The number of abortions carried out in England and Wales since the start of the coronavirus pandemic increased by 4.1 per cent compared with the same period last year.
Between January and June 2020 there were 109,836 abortions compared with 105,540 over the first six months of last year. Over the whole of 2019 there were 207,384 abortions carried out in England and Wales, the highest number since the Abortion Act was introduced in 1967.
At the beginning of the pandemic, the Government introduced temporary legislation to allow women easier access to medical termination in their own homes.
The sharpest rise occurred in April, the first full month of lockdown, with more than 4,500 more abortions compared with the same month last year – 20,546 compared with 16,006 in 2019.
But in May and June 2020, there were fewer abortions compared with the same months of 2019.
The statistics, which were published by the Department of Health and Social Care on Thursday, showed that 86 per cent of terminations were carried out at less than 10 weeks in the first six months of 2020.
Almost half of all abortions in the first half of 2020 were conducted before seven weeks gestation, up from about 40 per cent in the previous year.
Medical abortions, where the woman is given two oral medications to end the pregnancy, accounted for 82 per cent of the total between January and June 2020, up by 10 per cent over the same period last year.
Before lockdown, women were required to attend a clinic for the first phase of a medical abortion, but on March 30 the Government introduced temporary legislation to allow the first medicine to be administered at home and in the homes of medical practitioners.
At-home medical abortion accounted for a third of procedures between April and the end of May, increasing to 51 per cent of medical terminations in June.
Dr Jonathan Lord, medical director for women’s health charity Marie Stopes UK, said: “Waiting times have reduced significantly, easing the distress of an unwanted pregnancy and reducing the already low complication rate even further.”

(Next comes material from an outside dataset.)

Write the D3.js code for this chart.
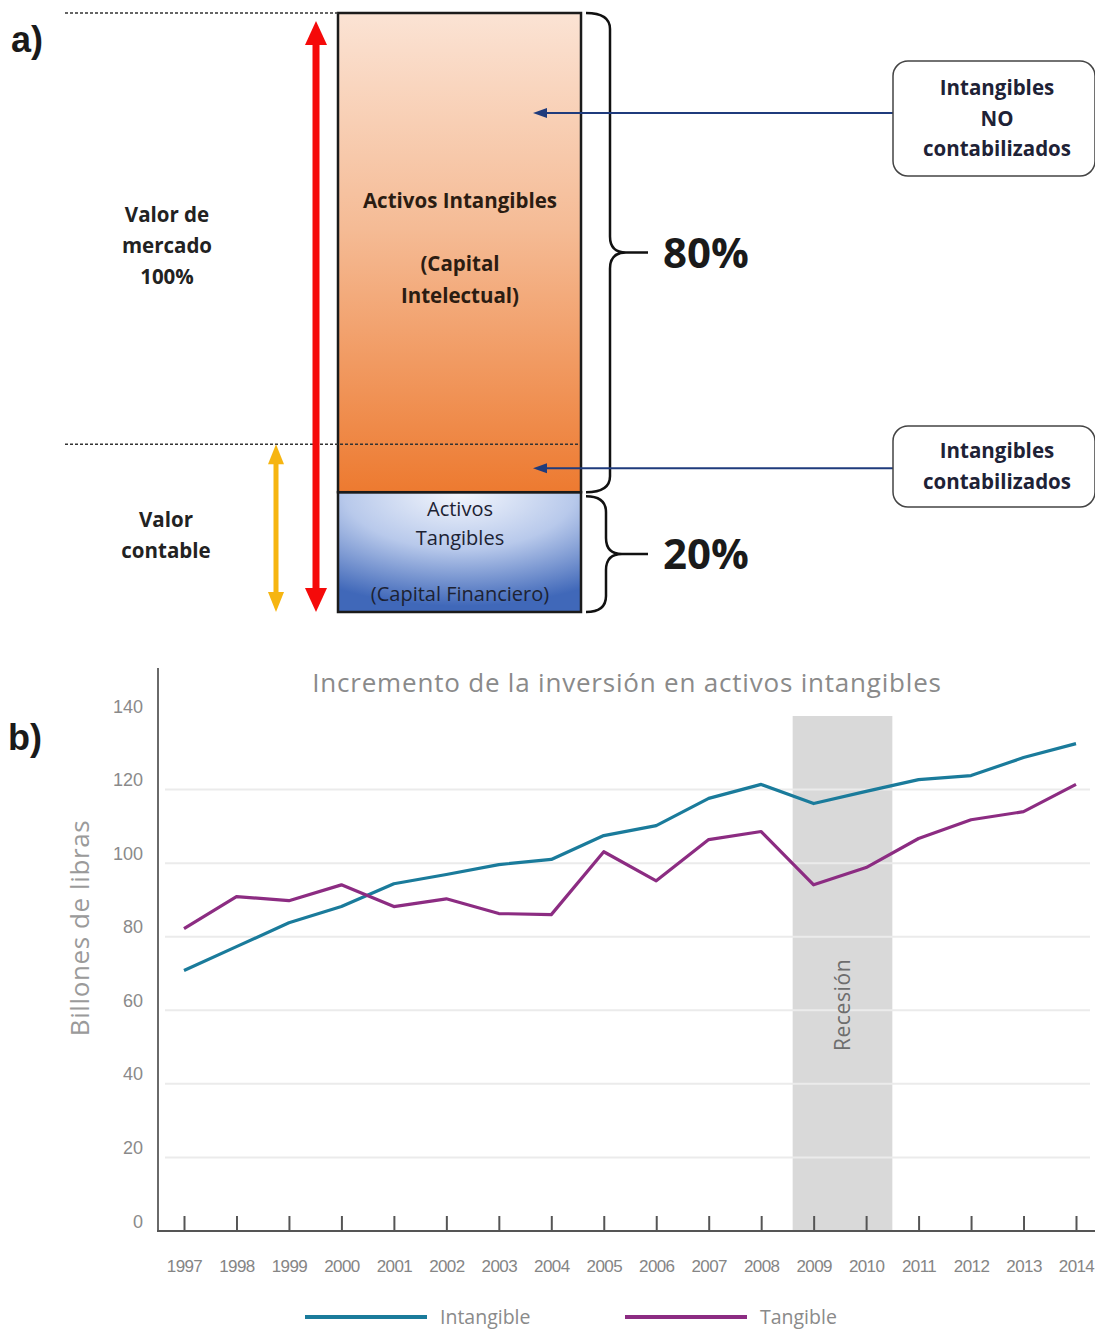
<!DOCTYPE html>
<html>
<head>
<meta charset="utf-8">
<script src="https://cdn.jsdelivr.net/npm/d3@7"></script>
<style>
  body { margin: 0; background: #fff; }
  svg { display: block; }
</style>
</head>
<body>
<svg id="chart" width="1095" height="1331"></svg>
<script>
// ---------- Part a: composition of a company's market value ----------
const segmentNames = ["tangible", "intangible"];
const segmentShares = [20, 80];                 // % of market value
const segmentLabels = [
  ["Activos", "Tangibles", "(Capital Financiero)"],
  ["Activos Intangibles", "", "(Capital", "Intelectual)"]
];
const shareLabels = ["20%", "80%"];
const bookValueShare = 28;                      // level where book value ends
const calloutLabels = [
  ["Intangibles", "NO", "contabilizados"],
  ["Intangibles", "contabilizados"]
];

// ---------- Part b: investment in intangible vs tangible assets ----------
const years = [1997, 1998, 1999, 2000, 2001, 2002, 2003, 2004, 2005,
               2006, 2007, 2008, 2009, 2010, 2011, 2012, 2013, 2014];
const intangible = [70.8, 77.3, 83.8, 88.2, 94.4, 96.9, 99.6, 101.0, 107.5,
                    110.2, 117.6, 121.4, 116.2, 119.5, 122.7, 123.8, 128.7, 132.5];
const tangible   = [82.2, 90.9, 89.8, 94.1, 88.2, 90.3, 86.3, 86.0, 103.1,
                    95.2, 106.4, 108.6, 94.1, 98.8, 106.7, 111.8, 114.0, 121.4];
const yTicks = [0, 20, 40, 60, 80, 100, 120, 140];
const gridTicks = [20, 40, 60, 80, 100, 120];
const recession = [2008.6, 2010.5];
const seriesNames = ["Intangible", "Tangible"];
const seriesColors = ["#1a7b9b", "#8c2c82"];

const svg = d3.select("#chart");
const defs = svg.append("defs");

// ===================== Part a =====================
const boldFont = "'Open Sans', Lato, sans-serif";
const shareY = d3.scaleLinear().domain([0, 100]).range([612, 13]);
const boxX0 = 338, boxX1 = 581;

// gradients
const og = defs.append("linearGradient").attr("id", "orangeGrad")
  .attr("x1", 0).attr("y1", 0).attr("x2", 0).attr("y2", 1);
og.append("stop").attr("offset", "0%").attr("stop-color", "#fbe3d4");
og.append("stop").attr("offset", "45%").attr("stop-color", "#f5bb95");
og.append("stop").attr("offset", "100%").attr("stop-color", "#ed7a30");

const bg = defs.append("radialGradient").attr("id", "blueGrad")
  .attr("cx", "50%").attr("cy", "0%").attr("r", "95%")
  .attr("fx", "50%").attr("fy", "0%");
bg.append("stop").attr("offset", "0%").attr("stop-color", "#f4f7fd");
bg.append("stop").attr("offset", "50%").attr("stop-color", "#b8c9eb");
bg.append("stop").attr("offset", "100%").attr("stop-color", "#4068b9");

const partA = svg.append("g");

// stacked segments
let acc = 0;
const segments = segmentShares.map((v, i) => {
  const s = { name: segmentNames[i], from: acc, to: acc + v, label: segmentLabels[i], share: shareLabels[i] };
  acc += v;
  return s;
});

partA.selectAll("rect.seg").data(segments).join("rect")
  .attr("class", "seg")
  .attr("x", boxX0)
  .attr("width", boxX1 - boxX0)
  .attr("y", d => shareY(d.to))
  .attr("height", d => shareY(d.from) - shareY(d.to))
  .attr("fill", d => d.name === "tangible" ? "url(#blueGrad)" : "url(#orangeGrad)")
  .attr("stroke", "#1b1b1b")
  .attr("stroke-width", 2.5);

// dashed reference lines
partA.append("line")
  .attr("x1", 65).attr("x2", boxX0).attr("y1", shareY(100)).attr("y2", shareY(100))
  .attr("stroke", "#333").attr("stroke-width", 1.5).attr("stroke-dasharray", "3,2");
partA.append("line")
  .attr("x1", 65).attr("x2", boxX1 - 3).attr("y1", shareY(bookValueShare)).attr("y2", shareY(bookValueShare))
  .attr("stroke", "#333").attr("stroke-width", 1.5).attr("stroke-dasharray", "3,2");

// double-headed arrows
function doubleArrow(g, x, yTop, yBot, color, lw, hw, hh) {
  g.append("line").attr("x1", x).attr("x2", x)
    .attr("y1", yTop + hh - 2).attr("y2", yBot - hh + 2)
    .attr("stroke", color).attr("stroke-width", lw);
  g.append("path").attr("d", `M${x},${yTop} L${x + hw},${yTop + hh} L${x - hw},${yTop + hh} Z`).attr("fill", color);
  g.append("path").attr("d", `M${x},${yBot} L${x + hw},${yBot - hh} L${x - hw},${yBot - hh} Z`).attr("fill", color);
}
doubleArrow(partA, 316, shareY(100) + 8, shareY(0), "#f50a0a", 7, 11, 24);
doubleArrow(partA, 276, shareY(bookValueShare), shareY(0), "#f6b511", 5, 8, 20);

// multi-line centred text helper
function multiline(g, lines, x, ys, opts) {
  const t = g.append("text")
    .attr("text-anchor", "middle")
    .attr("font-family", opts.family || boldFont)
    .attr("font-weight", opts.weight || 700)
    .attr("font-size", opts.size || 20.5)
    .attr("fill", opts.color || "#222");
  lines.forEach((ln, i) => {
    if (ln === "") return;
    t.append("tspan").attr("x", x).attr("y", ys[i]).text(ln);
  });
  return t;
}
const rows = (y0, lh, n) => d3.range(n).map(i => y0 + i * lh);

multiline(partA, ["Valor de", "mercado", "100%"], 167, rows(222, 31, 3), {});
multiline(partA, ["Valor", "contable"], 166, rows(527, 31, 2), {});

// texts inside the boxes
const intSeg = segments[1], tanSeg = segments[0];
multiline(partA, intSeg.label, 460, rows(208, 31.5, 4), { color: "#2b1c12" });
const tTop = shareY(tanSeg.to), tBot = shareY(tanSeg.from);
multiline(partA, tanSeg.label, 460, [tTop + 24, tTop + 53, tBot - 11],
  { weight: 400, size: 20, color: "#1c2233" });

// braces
function bracePath(x, y0, y1, d, r, tip) {
  const m = (y0 + y1) / 2, xv = x + d;
  return `M${x},${y0} Q${xv},${y0} ${xv},${y0 + r} L${xv},${m - r} ` +
         `Q${xv},${m} ${xv + r},${m} L${xv + tip},${m} ` +
         `M${xv + r},${m} Q${xv},${m} ${xv},${m + r} L${xv},${y1 - r} Q${xv},${y1} ${x},${y1}`;
}
segments.forEach((s, i) => {
  const y0 = shareY(s.to) + (i === 0 ? 4 : 0);
  const y1 = shareY(s.from);
  const depth = i === 0 ? 20 : 24;
  partA.append("path")
    .attr("d", bracePath(586, y0, y1, depth, 16, i === 0 ? 42 : 38))
    .attr("fill", "none").attr("stroke", "#111").attr("stroke-width", 2.5);
  partA.append("text")
    .attr("x", 663).attr("y", (y0 + y1) / 2 + 15)
    .attr("font-family", boldFont).attr("font-weight", 700)
    .attr("font-size", 42).attr("fill", "#1a1a1a")
    .text(s.share);
});

// callouts with arrows pointing into the intangible segment
const callouts = [
  { lines: calloutLabels[0], y: 61, h: 115, arrowY: 113 },
  { lines: calloutLabels[1], y: 426, h: 81, arrowY: (shareY(bookValueShare) + shareY(20)) / 2 }
];
callouts.forEach(c => {
  partA.append("line")
    .attr("x1", 893).attr("x2", 545).attr("y1", c.arrowY).attr("y2", c.arrowY)
    .attr("stroke", "#1f3b7c").attr("stroke-width", 2.2);
  partA.append("path")
    .attr("d", `M533,${c.arrowY} L547,${c.arrowY - 5} L547,${c.arrowY + 5} Z`)
    .attr("fill", "#1f3b7c");
  partA.append("rect")
    .attr("x", 893).attr("y", c.y).attr("width", 202).attr("height", c.h)
    .attr("rx", 15).attr("ry", 15)
    .attr("fill", "#fff").attr("stroke", "#444").attr("stroke-width", 1.5);
  const lh = 30.5;
  const first = c.y + c.h / 2 - (c.lines.length - 1) * lh / 2 + 7;
  multiline(partA, c.lines, 997, rows(first, lh, c.lines.length), { color: "#1e2236" });
});

// panel letters
svg.append("text").attr("x", 11).attr("y", 52)
  .attr("font-family", "'Liberation Sans', Arial, sans-serif").attr("font-weight", 700)
  .attr("font-size", 36).attr("fill", "#1a1a1a").text("a)");
svg.append("text").attr("x", 8).attr("y", 750)
  .attr("font-family", "'Liberation Sans', Arial, sans-serif").attr("font-weight", 700)
  .attr("font-size", 36).attr("fill", "#1a1a1a").text("b)");

// ===================== Part b =====================
const x = d3.scaleLinear().domain([1997, 2014]).range([184, 1076]);
const y = d3.scaleLinear().domain([0, 140]).range([1231, 716]);
const partB = svg.append("g");
const tickFont = "'Liberation Sans', Arial, sans-serif";
const lightFont = "'Open Sans', sans-serif";

// recession band
partB.append("rect")
  .attr("x", x(recession[0])).attr("width", x(recession[1]) - x(recession[0]))
  .attr("y", y(140)).attr("height", y(0) - y(140))
  .attr("fill", "#d9d9d9");

// gridlines
partB.selectAll("line.grid").data(gridTicks).join("line")
  .attr("class", "grid")
  .attr("x1", 165).attr("x2", 1090)
  .attr("y1", d => y(d)).attr("y2", d => y(d))
  .attr("stroke", "#ebebeb").attr("stroke-width", 2);

// recession label
partB.append("text")
  .attr("transform", `translate(${(x(recession[0]) + x(recession[1])) / 2 + 7},1005) rotate(-90)`)
  .attr("text-anchor", "middle")
  .attr("font-family", lightFont).attr("font-size", 21).attr("letter-spacing", 0.6)
  .attr("fill", "#6d6d6d").text("Recesión");

// axes
const yAxis = d3.axisLeft(y).tickValues(yTicks).tickSize(0).tickPadding(15);
const gy = partB.append("g").attr("transform", "translate(158,0)").call(yAxis);
gy.select(".domain").remove();
gy.selectAll("text")
  .attr("dy", "-0.22em")
  .attr("font-family", tickFont).attr("font-size", 18).attr("fill", "#8a8a8a");

partB.append("line").attr("x1", 158).attr("x2", 158).attr("y1", 668).attr("y2", 1232)
  .attr("stroke", "#6a6a6a").attr("stroke-width", 2);

const xAxis = d3.axisBottom(x).tickValues(years).tickFormat(d3.format("d"))
  .tickSize(-15).tickPadding(29);
const gx = partB.append("g").attr("transform", "translate(0,1231)").call(xAxis);
gx.select(".domain").remove();
gx.selectAll(".tick line").attr("stroke", "#555").attr("stroke-width", 2);
gx.selectAll("text")
  .attr("font-family", tickFont).attr("font-size", 17).attr("letter-spacing", -0.6)
  .attr("fill", "#858585");

partB.append("line").attr("x1", 157).attr("x2", 1095).attr("y1", 1231).attr("y2", 1231)
  .attr("stroke", "#555").attr("stroke-width", 2.2);

// series lines
const series = [intangible, tangible];
const line = d3.line().x((d, i) => x(years[i])).y(d => y(d));
partB.selectAll("path.series").data(series).join("path")
  .attr("class", "series")
  .attr("d", d => line(d))
  .attr("fill", "none")
  .attr("stroke", (d, i) => seriesColors[i])
  .attr("stroke-width", 3.2)
  .attr("stroke-linejoin", "round");

// title and axis title
partB.append("text").attr("x", 627).attr("y", 692)
  .attr("text-anchor", "middle")
  .attr("font-family", lightFont).attr("font-size", 26).attr("letter-spacing", 0.8)
  .attr("fill", "#8a8a8a")
  .text("Incremento de la inversión en activos intangibles");

partB.append("text")
  .attr("transform", "translate(89,928) rotate(-90)")
  .attr("text-anchor", "middle")
  .attr("font-family", lightFont).attr("font-size", 26).attr("letter-spacing", 0.6)
  .attr("fill", "#9a9a9a")
  .text("Billones de libras");

// legend
const legendX = [305, 625];
seriesNames.forEach((name, i) => {
  partB.append("line")
    .attr("x1", legendX[i]).attr("x2", legendX[i] + 122)
    .attr("y1", 1317).attr("y2", 1317)
    .attr("stroke", seriesColors[i]).attr("stroke-width", 4);
  partB.append("text")
    .attr("x", legendX[i] + 135).attr("y", 1324)
    .attr("font-family", lightFont).attr("font-size", 19.5)
    .attr("fill", "#8a8a8a").text(name);
});
</script>
</body>
</html>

The British Pregnancy Advisory Service (BPAS) also considered the statistics to be positive.
Clare Murphy, BPAS deputy chief executive, said: “These figures illustrate that access to abortion care has been one of the few healthcare success stories of this pandemic, with women able to obtain the help and support they need earlier in pregnancy.”
But anti-abortion organisation Right to Life UK criticised what it termed “DIY abortions” and called the rise in terminations “a national tragedy”.
Right to Life spokeswoman Catherine Robinson said: “This year we’ve come together as a nation and made great sacrifices to protect the vulnerable from Covid-19. Sadly, at the very same time as protecting one group of vulnerable people, we as society have also ended thousands of young vulnerable lives through abortion.”